O’Brien and other speakers were quick to point out that the size and diversity of the borrowers wasn’t necessarily a negative. Some smaller borrowers, for example, have been in the property management business for 20 years; while some may do their reporting on Excel or QuickBooks, others use the latest multifamily rental reporting software. Depending on the borrower, property might be done internally, like to large institutional players, or externally. “This is not correlated to size, ” O’Brien noted.

Similarly, Kruti Muni from Moody’s Investor Services noted that while the big institutional borrowers in the single-borrower deals enjoyed operational and cost advantages, smaller borrowers may be able to do rehabs and repairs themselves.

Carefully underwriting the sponsors, the property managers and units, and the markets will be essential, said O’Brien.

Several speakers noted the importance of reporting multi-borrower deals. “Reporting will be absolutely critical, and it must be consistent,” said Muni. Stacey Berger from Midland Servicers added that servicers will need “metrics to monitor the transactions and to aggregate and report to bondholders.”

Not everything will be “new”

SFR investing isn’t new, and many of the new borrowers have been doing it successfully for some time.
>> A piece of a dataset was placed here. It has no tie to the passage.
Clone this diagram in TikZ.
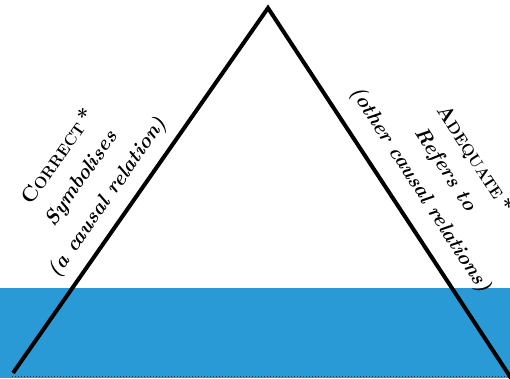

What is new is that these deals will give a new class of borrowers an opportunity to access the capital markets.

Servicing these transactions will be similar to small balance multifamily loans, said Berger. Also, the structure of the new securitizations wouldn’t be radically different from single-borrower securities, according to Seth Messner from Katten Muchin Rosen. The documents in these deals would be similar to the single-borrower deals, but there would be multiple loan agreements and a pooling and servicing agreement, he said.

At the end of the session, Stark said he expects the first multi-borrower deal will come this year, “and once we see it, they’ll be more.”